The salsa I prefer originates from Rick Bayless’ My Mexican Kitchen: Essential Roasted Tomato-Jalapeño Salsa. This recipe alone is worth the price of the entire book!
I roast the tomatoes under the broiler, peel, then add with all their juice into a food processor. Roasted chilis and garlic, both done easily in a hot, dry, cast iron pan, stemmed and peeled respectively, follow the tomatoes into the processor.
I usually use the whole chili, seeds and all. The first batch of salsa will have serious spice, but I have noticed that the spice level decreases with each round of thaw/refreeze. For anytime after late summer/early fall, I roast and freeze the chilis, picked and processed at their height of local ripeness, so we can have consistent chili heat all winter and spring. With the tomatoes, garlic, and chilis blended, I add finely chopped and rinsed red or white onion, and, if I find any in the garden or fridge, chopped cilantro.
Rinsing the onion eliminates the stuff that causes tears, the stuff responsible for turning anything with raw onion rather nasty after a few hours. I make salsa and freeze most of it, so when thawed, want it to be almost as good as the day made.
For the other ingredients, I have tried my hand at flour tortilla-making, and will make on occasion but generally try to have a package of my preferred coop-bought tortillas in the freezer. Sometimes I buy some cotija or queso fresco, but we generally go with Junior’s favorite “yellow cheese”, an item always on hand.

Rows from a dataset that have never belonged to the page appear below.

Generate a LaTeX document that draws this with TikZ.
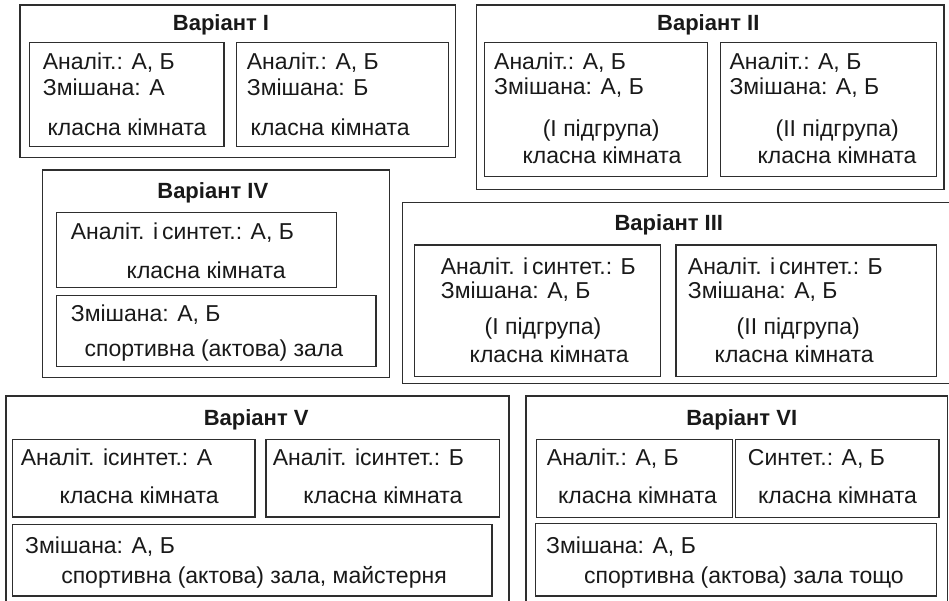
\documentclass[tikz,border=0pt]{standalone}
\usepackage{fontspec}
\setmainfont{Liberation Sans}
\begin{document}
\begin{tikzpicture}[x=1pt,y=-1pt,
  frame/.style={draw=black!82,line width=1.2pt},
  cell/.style={draw=black!82,line width=1.1pt},
  title/.style={anchor=base,inner sep=0pt,font=\fontsize{22}{22}\selectfont\bfseries,text=black!90},
  txt/.style={anchor=base west,inner sep=0pt,font=\fontsize{23}{23}\selectfont,text=black!90},
  ctxt/.style={txt,anchor=base}]
\useasboundingbox (0,0) rectangle (949,600);

% ---------- Variant I ----------
\draw[frame] (20,5) rectangle (455.7,157.7);
\node[title] (t1) at (221,30) {Варіант І};
\draw[cell] (29.3,42.3) rectangle (224,146.7);
\draw[cell] (236.7,42.3) rectangle (448.3,146.7);
\node[txt] (v1a1) at (42.7,69) {Аналіт.: А, Б};
\node[txt] (v1a2) at (42.7,95) {Змішана: А};
\node[ctxt] (v1a3) at (127,135) {класна кімната};
\node[txt] (v1b1) at (246.7,69) {Аналіт.: А, Б};
\node[txt] (v1b2) at (246.7,95) {Змішана: Б};
\node[ctxt] (v1b3) at (330.2,135) {класна кімната};

% ---------- Variant II ----------
\draw[frame] (476.7,5) rectangle (944,189.5);
\node[title] (t2) at (708.3,30) {Варіант ІІ};
\draw[cell] (484.3,42.3) rectangle (707.3,176.7);
\draw[cell] (720.7,42.3) rectangle (936.7,176.7);
\node[txt] (v2a1) at (494,69) {Аналіт.: А, Б};
\node[txt] (v2a2) at (494,94.3) {Змішана: А, Б};
\node[ctxt] (v2a3) at (601.2,136.7) {(І підгрупа)};
\node[ctxt] (v2a4) at (602,163.3) {класна кімната};
\node[txt] (v2b1) at (729.3,69) {Аналіт.: А, Б};
\node[txt] (v2b2) at (729.3,94.3) {Змішана: А, Б};
\node[ctxt] (v2b3) at (837.2,136.7) {(ІІ підгрупа)};
\node[ctxt] (v2b4) at (837,163.3) {класна кімната};

% ---------- Variant IV ----------
\draw[frame] (42.7,170) rectangle (389.3,377.3);
\node[title] (t4) at (212.8,198.3) {Варіант IV};
\draw[cell] (56.7,212.7) rectangle (336.7,287.7);
\draw[cell] (56.7,295.7) rectangle (376,366.7);
\node[txt] (v4a1) at (70.7,239) {Аналіт. і\,синтет.: А, Б};
\node[ctxt] (v4a2) at (206.2,278.3) {класна кімната};
\node[txt] (v4b1) at (70.7,321.7) {Змішана: А, Б};
\node[ctxt] (v4b2) at (213.9,356.7) {спортивна (актова) зала};

% ---------- Variant III ----------
\draw[frame] (402.3,202.5) rectangle (955,383.5);
\node[title] (t3) at (668.8,230) {Варіант ІІІ};
\draw[cell] (414.3,245) rectangle (660.7,376.5);
\draw[cell] (676,245) rectangle (936.7,376.5);
\node[txt] (v3a1) at (440.7,274) {Аналіт. і\,синтет.: Б};
\node[txt] (v3a2) at (440.7,298.3) {Змішана: А, Б};
\node[ctxt] (v3a3) at (543,334.3) {(І підгрупа)};
\node[ctxt] (v3a4) at (549.2,362.7) {класна кімната};
\node[txt] (v3b1) at (687.7,274) {Аналіт. і\,синтет.: Б};
\node[txt] (v3b2) at (687.7,298.3) {Змішана: А, Б};
\node[ctxt] (v3b3) at (798.3,334.3) {(ІІ підгрупа)};
\node[ctxt] (v3b4) at (794.2,362.7) {класна кімната};

% ---------- Variant V ----------
\draw[frame] (6,396) rectangle (509,610);
\node[title] (t5) at (256.2,425) {Варіант V};
\draw[cell] (12.5,439.3) rectangle (255,517);
\draw[cell] (266,439.3) rectangle (499.5,517);
\draw[cell] (12.5,524.5) rectangle (492,596);
\node[txt] (v5a1) at (20.7,465) {Аналіт. ісинтет.: А};
\node[ctxt] (v5a2) at (139.2,503.3) {класна кімната};
\node[txt] (v5b1) at (272.7,465) {Аналіт. ісинтет.: Б};
\node[ctxt] (v5b2) at (382.9,503.3) {класна кімната};
\node[txt] (v5c1) at (25,553.3) {Змішана: А, Б};
\node[ctxt] (v5c2) at (254,583.3) {спортивна (актова) зала, майстерня};

% ---------- Variant VI ----------
\draw[frame] (526,396) rectangle (947.3,610);
\node[title] (t6) at (741.7,425) {Варіант VI};
\draw[cell] (536.3,439.3) rectangle (732.3,517.5);
\draw[cell] (735.7,439.3) rectangle (939,517.5);
\draw[cell] (535.5,523.5) rectangle (936.7,596);
\node[txt] (v6a1) at (546.7,465) {Аналіт.: А, Б};
\node[ctxt] (v6a2) at (637.5,503.3) {класна кімната};
\node[txt] (v6b1) at (747.7,465) {Синтет.: А, Б};
\node[ctxt] (v6b2) at (837.5,503.3) {класна кімната};
\node[txt] (v6c1) at (546,553.3) {Змішана: А, Б};
\node[ctxt] (v6c2) at (744,583.3) {спортивна (актова) зала тощо};
\end{tikzpicture}
\end{document}
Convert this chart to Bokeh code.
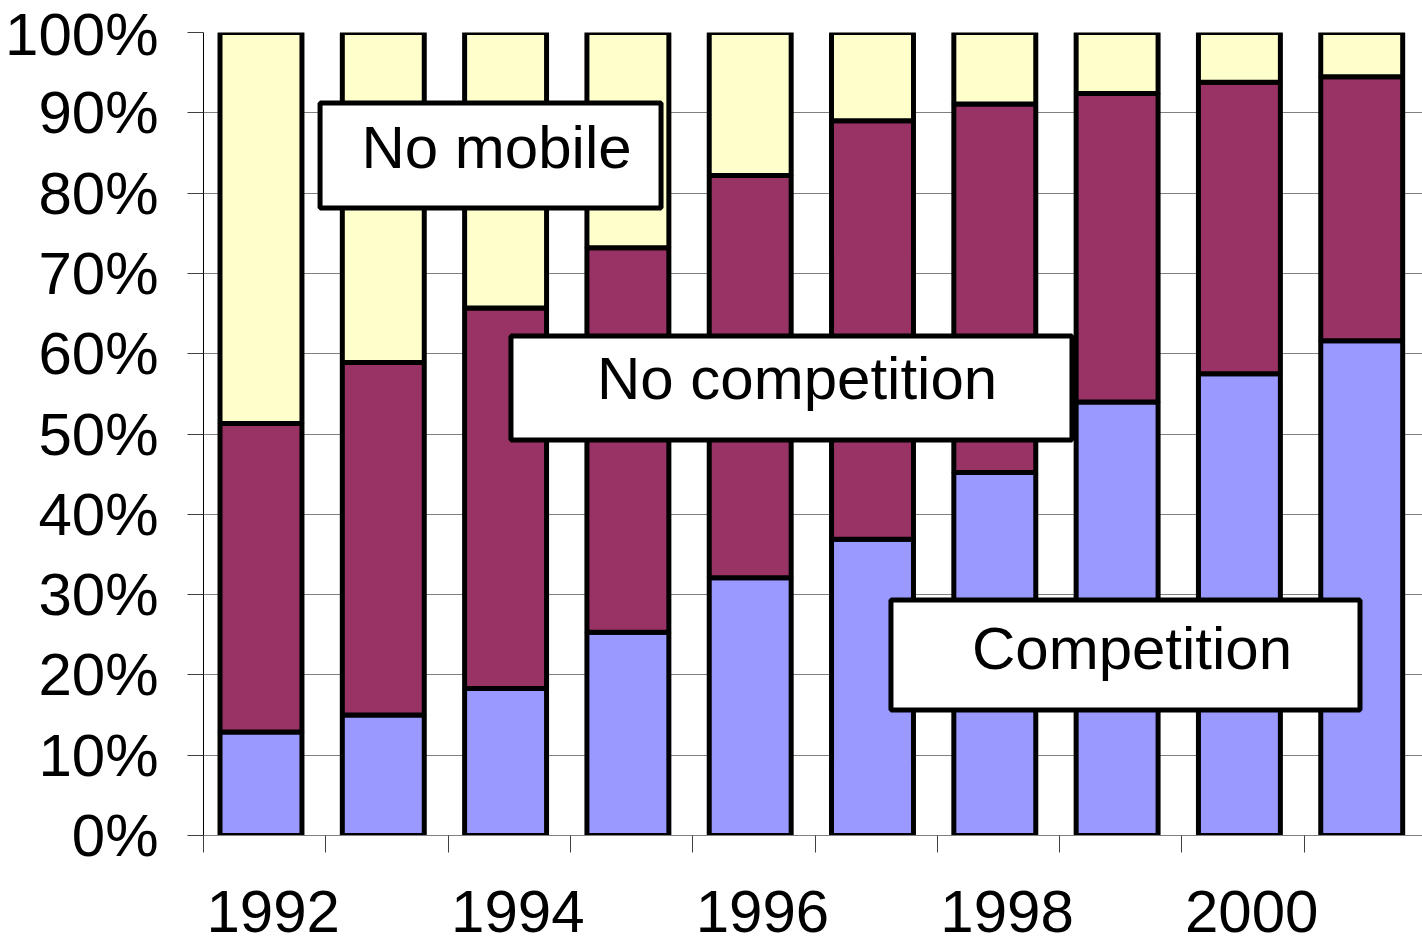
from bokeh.plotting import figure
from bokeh.models import (Range1d, FixedTicker, CustomJSTickFormatter, PrintfTickFormatter,
                          BoxAnnotation, Label, ColumnDataSource)
from bokeh.transform import dodge
from bokeh.embed import file_html
from bokeh.resources import INLINE

# ---- data ----
years = ["1992", "1993", "1994", "1995", "1996", "1997", "1998", "1999", "2000", "2001"]
competition = [12.9, 15.0, 18.3, 25.3, 32.1, 36.9, 45.2, 54.0, 57.5, 61.6]
no_competition = [38.4, 43.9, 47.4, 47.9, 50.1, 52.1, 45.9, 38.4, 36.3, 32.9]
no_mobile = [48.7, 41.1, 34.3, 26.8, 17.8, 11.0, 8.9, 7.6, 6.2, 5.5]
series = ["Competition", "No competition", "No mobile"]
colors = ["#9999FF", "#993366", "#FFFFCC"]
y_ticks = [0, 10, 20, 30, 40, 50, 60, 70, 80, 90, 100]
x_labels = ["1992", "1994", "1996", "1998", "2000"]

FONT = "Liberation Sans"
BAR_SHIFT = -0.03    # bars sit slightly left of the category centre
LABEL_SHIFT = 0.07   # year labels sit slightly right of the category centre

x = [i + 0.5 for i in range(len(years))]
source = ColumnDataSource(data={"x": x, "Competition": competition,
                                "No competition": no_competition, "No mobile": no_mobile})

p = figure(width=1422, height=948, output_backend="svg", toolbar_location=None,
           x_range=Range1d(0, 9.967), y_range=Range1d(0, 100),
           min_border_left=203, min_border_top=32, min_border_right=0, min_border_bottom=113)
p.outline_line_color = None
p.background_fill_color = "white"
p.border_fill_color = "white"

p.vbar_stack(series, x=dodge("x", BAR_SHIFT, range=p.x_range), width=0.67, source=source,
             fill_color=colors, line_color="black", line_width=5)

# x axis: boundary ticks as minor ticks, labels at even years
p.xaxis.ticker = FixedTicker(ticks=[x[i] + LABEL_SHIFT for i, y in enumerate(years) if y in x_labels],
                             minor_ticks=list(range(len(years) + 1)))
p.xaxis.formatter = CustomJSTickFormatter(args=dict(labels=years),
                                          code="return labels[Math.floor(tick)];")
p.xaxis.major_tick_line_color = None
p.xaxis.major_tick_out = 0
p.xaxis.major_tick_in = 0
p.xaxis.minor_tick_out = 17
p.xaxis.minor_tick_in = 0
p.xaxis.minor_tick_line_color = "#404040"
p.xaxis.axis_line_color = "#808080"
p.xaxis.major_label_text_font = FONT
p.xaxis.major_label_text_font_size = "60px"
p.xaxis.major_label_text_color = "black"
p.xaxis.major_label_standoff = 38

# y axis
p.yaxis.ticker = FixedTicker(ticks=y_ticks)
p.yaxis.formatter = PrintfTickFormatter(format="%d%%")
p.yaxis.major_tick_out = 16
p.yaxis.major_tick_in = 0
p.yaxis.minor_tick_line_color = None
p.yaxis.major_tick_line_color = "#404040"
p.yaxis.axis_line_color = "black"
p.yaxis.major_label_text_font = FONT
p.yaxis.major_label_text_font_size = "60px"
p.yaxis.major_label_text_color = "black"
p.yaxis.major_label_standoff = 29

p.xgrid.grid_line_color = None
p.ygrid.ticker = FixedTicker(ticks=y_ticks)
p.ygrid.grid_line_color = "#808080"
p.ygrid.grid_line_width = 1

# annotation boxes
boxes = [
    ("No mobile", 0.953, 3.741, 91.22, 78.14, 2.396, 85.68),
    ("No competition", 2.514, 7.101, 62.20, 49.25, 4.853, 56.91),
    ("Competition", 5.621, 9.456, 29.33, 15.63, 7.592, 23.29),
]
for text, l, r, t, b, tx, ty in boxes:
    p.add_layout(BoxAnnotation(left=l, right=r, top=t, bottom=b, fill_color="white",
                               fill_alpha=1.0, line_color="black", line_width=5, line_alpha=1.0))
    p.add_layout(Label(x=tx, y=ty, text=text, text_align="center", text_baseline="alphabetic",
                       text_font=FONT, text_font_size="60px", text_color="black"))

open("out.html", "w").write(file_html(p, INLINE))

On any given day, I can pull from my freezer: tortillas, cooked chicken or beef, long-soaked lightly salted simmered pinto beans, fabulous salsa. From the fridge I have cheese to grate, sour cream to spoon, and some kind of vegetable to grill, roast, or shred. If I’m lucky, I’ll have an avocado to slice. We could all have some variation of this meal 2 or 3 times a week and be quite happy. Cheers!